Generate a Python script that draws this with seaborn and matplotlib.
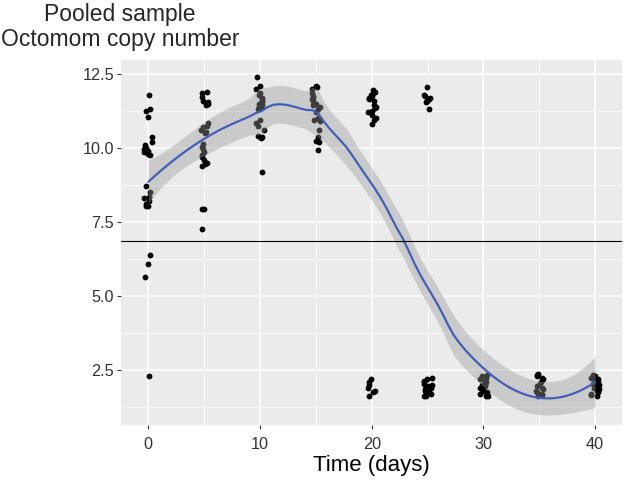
import numpy as np
import pandas as pd
import matplotlib
matplotlib.use("Agg")
import matplotlib.pyplot as plt
import seaborn as sns

# values, per sampling day
day0 = [11.78, 11.3, 11.25, 11.05, 10.38, 10.2, 10.1, 10.0, 9.95, 9.9, 9.85, 9.8, 9.75,
        8.72, 8.5, 8.35, 8.3, 8.2, 8.1, 8.05, 8.03, 6.38, 6.1, 5.65, 2.29]
day5 = [11.9, 11.85, 11.72, 11.6, 11.55, 11.5, 11.45, 10.85, 10.75, 10.7, 10.6, 10.55, 10.5,
        10.15, 10.05, 9.95, 9.85, 9.75, 9.7, 9.6, 9.5, 9.45, 9.4, 7.95, 7.95, 7.27]
day10 = [12.4, 12.1, 12.0, 11.85, 11.8, 11.7, 11.65, 11.6, 11.55, 11.5, 11.45, 11.4, 11.35,
         11.3, 10.95, 10.85, 10.75, 10.6, 10.4, 10.38, 10.35, 9.2]
day15 = [12.1, 12.05, 12.0, 11.85, 11.75, 11.7, 11.65, 11.6, 11.5, 11.45, 11.4, 11.3, 11.2,
         11.0, 10.95, 10.9, 10.6, 10.38, 10.25, 10.2, 9.93]
day20 = [11.95, 11.9, 11.85, 11.8, 11.75, 11.7, 11.65, 11.6, 11.45, 11.4, 11.35, 11.25, 11.2,
         11.1, 11.0, 10.95, 10.8, 2.2, 2.1, 2.0, 1.9, 1.8, 1.75, 1.62]
day25 = [12.06, 11.8, 11.75, 11.7, 11.65, 11.6, 11.55, 11.3,
         2.25, 2.2, 2.15, 2.1, 2.05, 2.0, 1.95, 1.9, 1.85, 1.8, 1.75, 1.7, 1.62, 1.62]
day30 = [2.35, 2.3, 2.25, 2.2, 2.15, 2.1, 2.05, 2.0, 1.95, 1.9, 1.85, 1.8, 1.75, 1.7, 1.65,
         1.62, 1.62]
day35 = [2.38, 2.35, 2.3, 2.25, 2.2, 2.1, 2.0, 1.95, 1.9, 1.85, 1.8, 1.75, 1.7, 1.65, 1.62]
day40 = [2.35, 2.3, 2.3, 2.25, 2.2, 2.15, 2.1, 2.05, 2.0, 1.95, 1.9, 1.85, 1.8, 1.75, 1.7,
         1.65, 1.62]
days = [0, 5, 10, 15, 20, 25, 30, 35, 40]
threshold = 6.86

groups = [day0, day5, day10, day15, day20, day25, day30, day35, day40]
df = pd.DataFrame({
    "day": np.concatenate([[d] * len(g) for d, g in zip(days, groups)]).astype(float),
    "copies": np.concatenate(groups),
})


def loess_rows(x, x0s, span=0.6):
    # local quadratic, tricube weights (like R loess)
    n = len(x)
    q = int(np.floor(span * n))
    rows = []
    for x0 in x0s:
        d = np.abs(x - x0)
        h = np.sort(d)[q - 1]
        w = np.clip(1 - (d / h) ** 3, 0, None) ** 3
        X = np.column_stack([np.ones(n), x - x0, (x - x0) ** 2])
        XtW = (X * w[:, None]).T
        rows.append(np.linalg.solve(XtW @ X, XtW)[0])
    return np.array(rows)


x = df["day"].to_numpy()
y = df["copies"].to_numpy()
L = loess_rows(x, x)
res = y - L @ y
IL = np.eye(len(x)) - L
delta1 = np.trace(IL.T @ IL)
s = np.sqrt(np.sum(res ** 2) / delta1)

xs = np.linspace(x.min(), x.max(), 80)
Lg = loess_rows(x, xs)
fit = Lg @ y
se = s * np.sqrt(np.sum(Lg ** 2, axis=1))
# band width tuned to look like the reference
lo, hi = fit - 1.5 * se, fit + 1.5 * se

sns.set_theme(style="darkgrid", rc={
    "axes.facecolor": "#EBEBEB",
    "grid.color": "white",
    "xtick.bottom": True, "ytick.left": True,
    "xtick.color": "#333333", "ytick.color": "#333333",
    "xtick.major.size": 3, "ytick.major.size": 3,
    "xtick.major.width": 0.8, "ytick.major.width": 0.8,
    "xtick.major.pad": 6, "ytick.major.pad": 2,
})
plt.rcParams["font.family"] = ["Liberation Sans", "DejaVu Sans"]

fig = plt.figure(figsize=(6.25, 4.82), dpi=100)
ax = fig.add_axes([0.1936, 0.1183, 0.8014, 0.7572])

np.random.seed(3)
sns.stripplot(data=df, x="day", y="copies", native_scale=True, orient="x",
              jitter=0.08, color="black", size=4.2, linewidth=0, ax=ax, zorder=2)
ax.fill_between(xs, lo, hi, color="#999999", alpha=0.4, lw=0, zorder=3)
sns.lineplot(x=xs, y=fit, color="#3F60B8", lw=1.6, ax=ax, zorder=4)
ax.axhline(threshold, color="black", lw=0.8, zorder=5)

ax.set_xlim(-2.45, 42.4)
ax.set_ylim(0.65, 12.97)
ax.set_xticks([0, 10, 20, 30, 40])
ax.set_xticks([5, 15, 25, 35], minor=True)
ax.set_yticks([2.5, 5.0, 7.5, 10.0, 12.5])
ax.set_yticklabels(["2.5", "5.0", "7.5", "10.0", "12.5"])
ax.set_yticks([1.25, 3.75, 6.25, 8.75, 11.25], minor=True)
ax.grid(which="major", lw=1.1)
ax.grid(which="minor", lw=0.55, color="white")
ax.tick_params(which="minor", length=0)
ax.tick_params(labelsize=11.7)
for sp in ax.spines.values():
    sp.set_visible(False)

ax.set_xlabel("Time (days)", fontsize=16, color="black", labelpad=2)
ax.set_ylabel("")
fig.text(0.192, 0.993, "Pooled sample\nOctomom copy number", ha="center", va="top",
         fontsize=16.5, linespacing=1.1)

fig.savefig("out.png", dpi=100)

===============

■ **GOAL OF THE EXERCISE**
Do not include the images; transcribe the rest of the listing exactly.

■ **WORKED ANSWER**
Generate a Python script that draws this with seaborn and matplotlib.
import numpy as np
import pandas as pd
import matplotlib
matplotlib.use("Agg")
import matplotlib.pyplot as plt
import seaborn as sns

# values, per sampling day
day0 = [11.78, 11.3, 11.25, 11.05, 10.38, 10.2, 10.1, 10.0, 9.95, 9.9, 9.85, 9.8, 9.75,
        8.72, 8.5, 8.35, 8.3, 8.2, 8.1, 8.05, 8.03, 6.38, 6.1, 5.65, 2.29]
day5 = [11.9, 11.85, 11.72, 11.6, 11.55, 11.5, 11.45, 10.85, 10.75, 10.7, 10.6, 10.55, 10.5,
        10.15, 10.05, 9.95, 9.85, 9.75, 9.7, 9.6, 9.5, 9.45, 9.4, 7.95, 7.95, 7.27]
day10 = [12.4, 12.1, 12.0, 11.85, 11.8, 11.7, 11.65, 11.6, 11.55, 11.5, 11.45, 11.4, 11.35,
         11.3, 10.95, 10.85, 10.75, 10.6, 10.4, 10.38, 10.35, 9.2]
day15 = [12.1, 12.05, 12.0, 11.85, 11.75, 11.7, 11.65, 11.6, 11.5, 11.45, 11.4, 11.3, 11.2,
         11.0, 10.95, 10.9, 10.6, 10.38, 10.25, 10.2, 9.93]
day20 = [11.95, 11.9, 11.85, 11.8, 11.75, 11.7, 11.65, 11.6, 11.45, 11.4, 11.35, 11.25, 11.2,
         11.1, 11.0, 10.95, 10.8, 2.2, 2.1, 2.0, 1.9, 1.8, 1.75, 1.62]
day25 = [12.06, 11.8, 11.75, 11.7, 11.65, 11.6, 11.55, 11.3,
         2.25, 2.2, 2.15, 2.1, 2.05, 2.0, 1.95, 1.9, 1.85, 1.8, 1.75, 1.7, 1.62, 1.62]
day30 = [2.35, 2.3, 2.25, 2.2, 2.15, 2.1, 2.05, 2.0, 1.95, 1.9, 1.85, 1.8, 1.75, 1.7, 1.65,
         1.62, 1.62]
day35 = [2.38, 2.35, 2.3, 2.25, 2.2, 2.1, 2.0, 1.95, 1.9, 1.85, 1.8, 1.75, 1.7, 1.65, 1.62]
day40 = [2.35, 2.3, 2.3, 2.25, 2.2, 2.15, 2.1, 2.05, 2.0, 1.95, 1.9, 1.85, 1.8, 1.75, 1.7,
         1.65, 1.62]
days = [0, 5, 10, 15, 20, 25, 30, 35, 40]
threshold = 6.86

groups = [day0, day5, day10, day15, day20, day25, day30, day35, day40]
df = pd.DataFrame({
    "day": np.concatenate([[d] * len(g) for d, g in zip(days, groups)]).astype(float),
    "copies": np.concatenate(groups),
})


def loess_rows(x, x0s, span=0.6):
    # local quadratic, tricube weights (like R loess)
    n = len(x)
    q = int(np.floor(span * n))
    rows = []
    for x0 in x0s:
        d = np.abs(x - x0)
        h = np.sort(d)[q - 1]
        w = np.clip(1 - (d / h) ** 3, 0, None) ** 3
        X = np.column_stack([np.ones(n), x - x0, (x - x0) ** 2])
        XtW = (X * w[:, None]).T
        rows.append(np.linalg.solve(XtW @ X, XtW)[0])
    return np.array(rows)


x = df["day"].to_numpy()
y = df["copies"].to_numpy()
L = loess_rows(x, x)
res = y - L @ y
IL = np.eye(len(x)) - L
delta1 = np.trace(IL.T @ IL)
s = np.sqrt(np.sum(res ** 2) / delta1)

xs = np.linspace(x.min(), x.max(), 80)
Lg = loess_rows(x, xs)
fit = Lg @ y
se = s * np.sqrt(np.sum(Lg ** 2, axis=1))
# band width tuned to look like the reference
lo, hi = fit - 1.5 * se, fit + 1.5 * se

sns.set_theme(style="darkgrid", rc={
    "axes.facecolor": "#EBEBEB",
    "grid.color": "white",
    "xtick.bottom": True, "ytick.left": True,
    "xtick.color": "#333333", "ytick.color": "#333333",
    "xtick.major.size": 3, "ytick.major.size": 3,
    "xtick.major.width": 0.8, "ytick.major.width": 0.8,
    "xtick.major.pad": 6, "ytick.major.pad": 2,
})
plt.rcParams["font.family"] = ["Liberation Sans", "DejaVu Sans"]

fig = plt.figure(figsize=(6.25, 4.82), dpi=100)
ax = fig.add_axes([0.1936, 0.1183, 0.8014, 0.7572])

np.random.seed(3)
sns.stripplot(data=df, x="day", y="copies", native_scale=True, orient="x",
              jitter=0.08, color="black", size=4.2, linewidth=0, ax=ax, zorder=2)
ax.fill_between(xs, lo, hi, color="#999999", alpha=0.4, lw=0, zorder=3)
sns.lineplot(x=xs, y=fit, color="#3F60B8", lw=1.6, ax=ax, zorder=4)
ax.axhline(threshold, color="black", lw=0.8, zorder=5)

ax.set_xlim(-2.45, 42.4)
ax.set_ylim(0.65, 12.97)
ax.set_xticks([0, 10, 20, 30, 40])
ax.set_xticks([5, 15, 25, 35], minor=True)
ax.set_yticks([2.5, 5.0, 7.5, 10.0, 12.5])
ax.set_yticklabels(["2.5", "5.0", "7.5", "10.0", "12.5"])
ax.set_yticks([1.25, 3.75, 6.25, 8.75, 11.25], minor=True)
ax.grid(which="major", lw=1.1)
ax.grid(which="minor", lw=0.55, color="white")
ax.tick_params(which="minor", length=0)
ax.tick_params(labelsize=11.7)
for sp in ax.spines.values():
    sp.set_visible(False)

ax.set_xlabel("Time (days)", fontsize=16, color="black", labelpad=2)
ax.set_ylabel("")
fig.text(0.192, 0.993, "Pooled sample\nOctomom copy number", ha="center", va="top",
         fontsize=16.5, linespacing=1.1)

fig.savefig("out.png", dpi=100)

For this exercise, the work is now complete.